As a matter of law, the Federal Circuit in E.I. Du Pont de Nemours & Co. v. MacDermid Printing Solutions, L.L.C., 2008 U.S. App. LEXIS 10363 (Fed. Cir. 2008) held that a patent was entitled to the provisional application priority date. The case underscores the importance of keeping clear and easily-accessible records, timely asserting critical dates and identifying all critical actors in order to save clients' time and money and avoid embarrassment. Olga Mack, a patent litigator at the Palo Alto office of Wilson Sonsini Goodrich & Rosati, analyzes E.I. Du Pont and discusses its implications. She writes:
 
     In E.I. Du Pont de Nemours & Co. v. MacDermid Printing Solutions, L.L.C., 525 F.3d 1353, the Federal Circuit vacated a district court’s denial of preliminary injunction. Here, Du Pont (the patentee-owner) sued MacDermid (the accused patent infringer) for patent infringement. During Du Pont’s motion for preliminary injunction, MacDermid asserted, among other defenses, public use or sale of the invention on February 27, 2001, more than one year prior to the non-provisional application filing date (the so called “102(b) bar”).

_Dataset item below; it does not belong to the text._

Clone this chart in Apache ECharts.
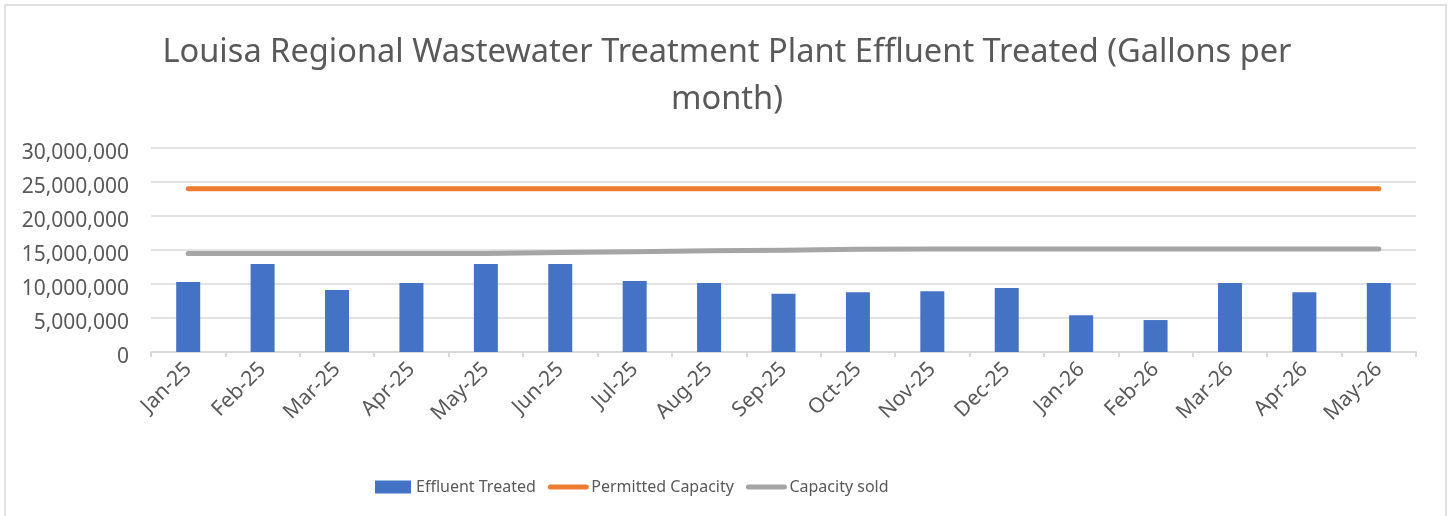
<!DOCTYPE html>
<html>
<head>
<meta charset="utf-8">
<title>Louisa Regional WWTP Effluent Treated</title>
<script src="https://cdn.jsdelivr.net/npm/echarts@6/dist/echarts.min.js"></script>
<style>
    html, body { margin: 0; padding: 0; background: #fff; }
    #chart { width: 1449px; height: 516px; }
</style>
</head>
<body>
<div id="chart"></div>
<script>
// 月份类目
const months = ['Jan-25', 'Feb-25', 'Mar-25', 'Apr-25', 'May-25', 'Jun-25', 'Jul-25', 'Aug-25',
    'Sep-25', 'Oct-25', 'Nov-25', 'Dec-25', 'Jan-26', 'Feb-26', 'Mar-26', 'Apr-26', 'May-26'];
// 每月处理的污水量 (加仑)
const effluentTreated = [10300000, 12950000, 9100000, 10150000, 12950000, 12950000, 10450000, 10150000,
    8550000, 8800000, 8950000, 9400000, 5400000, 4700000, 10150000, 8800000, 10150000];
// 许可容量
const permittedCapacity = [24000000, 24000000, 24000000, 24000000, 24000000, 24000000, 24000000, 24000000,
    24000000, 24000000, 24000000, 24000000, 24000000, 24000000, 24000000, 24000000, 24000000];
// 已售容量
const capacitySold = [14500000, 14500000, 14500000, 14500000, 14500000, 14650000, 14750000, 14900000,
    14950000, 15100000, 15150000, 15150000, 15150000, 15150000, 15150000, 15150000, 15150000];
// y轴刻度
const yTicks = [0, 5000000, 10000000, 15000000, 20000000, 25000000, 30000000];

const titleText = 'Louisa Regional Wastewater Treatment Plant Effluent Treated (Gallons per\nmonth)';
const textColor = '#595959';
const gridColor = '#d9d9d9';
const fontFamily = '"Noto Sans", sans-serif';

const myChart = echarts.init(document.getElementById('chart'));

const option = {
    animation: false,
    backgroundColor: '#fff',
    textStyle: { fontFamily: fontFamily },
    title: {
        text: titleText,
        left: 722,
        top: 24,
        textAlign: 'center',
        textStyle: {
            fontFamily: fontFamily,
            fontSize: 32.6,
            fontWeight: 'normal',
            color: textColor,
            lineHeight: 47,
            align: 'center'
        }
    },
    // 外框
    graphic: [{
        type: 'rect',
        shape: { x: 5, y: 5, width: 1441, height: 540 },
        style: { fill: 'none', stroke: gridColor, lineWidth: 1.5 },
        silent: true
    }],
    grid: {
        left: 151,
        right: 33,
        top: 148,
        bottom: 164
    },
    legend: {
        left: 370,
        top: 474,
        itemWidth: 36,
        itemHeight: 13,
        itemGap: 12,
        textStyle: {
            fontFamily: fontFamily,
            fontSize: 16,
            color: textColor
        },
        data: [
            { name: 'Effluent Treated', icon: 'rect' },
            { name: 'Permitted Capacity', itemStyle: { opacity: 0 }, lineStyle: { width: 5, cap: 'round' } },
            { name: 'Capacity sold', itemStyle: { opacity: 0 }, lineStyle: { width: 5, cap: 'round' } }
        ]
    },
    xAxis: {
        type: 'category',
        data: months,
        boundaryGap: true,
        axisLine: { lineStyle: { color: gridColor, width: 2 } },
        axisTick: { show: true, length: 5, lineStyle: { color: gridColor, width: 2 } },
        axisLabel: {
            rotate: 45,
            margin: 14,
            fontSize: 21,
            color: textColor,
            fontFamily: fontFamily
        }
    },
    yAxis: {
        type: 'value',
        min: yTicks[0],
        max: yTicks[yTicks.length - 1],
        interval: yTicks[1] - yTicks[0],
        axisLine: { show: false },
        axisTick: { show: false },
        splitLine: { lineStyle: { color: gridColor, width: 1.5 } },
        axisLabel: {
            margin: 22,
            fontSize: 21,
            color: textColor,
            fontFamily: fontFamily,
            verticalAlign: 'top',
            lineHeight: 10,
            formatter: function (v) {
                return v.toLocaleString('en-US');
            }
        }
    },
    series: [
        {
            name: 'Effluent Treated',
            type: 'bar',
            data: effluentTreated,
            barWidth: 24,
            itemStyle: { color: '#4472C4' }
        },
        {
            name: 'Permitted Capacity',
            type: 'line',
            data: permittedCapacity,
            symbol: 'none',
            lineStyle: { color: '#ED7D31', width: 5, cap: 'round', join: 'round' },
            itemStyle: { color: '#ED7D31' }
        },
        {
            name: 'Capacity sold',
            type: 'line',
            data: capacitySold,
            symbol: 'none',
            lineStyle: { color: '#A5A5A5', width: 5, cap: 'round', join: 'round' },
            itemStyle: { color: '#A5A5A5' }
        }
    ]
};

myChart.setOption(option);
</script>
</body>
</html>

Two days after the motion for preliminary injunction hearing, Du Pont asserted March 6, 2000 as a relevant critical date, one year prior to the provisional application date.
 
     “In this case, the Federal Circuit spared Du Pont from the consequences of ‘candidly admitted’ ‘oversight’ in identifying the critical dates. The Federal Court held that, as a matter of law, the patent was entitled to the provisional application priority date of March 6, 2000.”
                  
     The Federal Circuit explained that 35 U.S.C. § 119(e)(1) governs patentee’s entitlement to the provisional priority date and lists the following well-established requirements:
 
(1) the provisional application must comply with the requirements of section 112, first paragraph, and the non-provisional application must be for the same invention;
 
(2) the non-provisional application must be filed within 12 months of the provisional;
 
(3) provisional and non-provisional applications must be an overlap of inventorship; and
 
(4) the non-provisional application must include a specific reference to the provisional application.
 
     . . . .
 
     The Federal Circuit observed that Du Pont’s certification of correction pursuant to 35 U.S.C. § 254 (to add a specific reference to the provisional application) of the USPTO [United States Patent and Trademark Office] error was valid even though Du Pont failed to correct the error while the application was pending. The Federal Court, however, emphasized that it is “desirable to have applicants correct the PTO’s mistakes in pending applications as soon as possible so that the correct information is reflected in published applications and issued patents.” Thus, the practitioners should review the prosecution record and USPTO communications to timely correct any errors to increase the accuracy of the patent prosecution record and avoid costly disputes.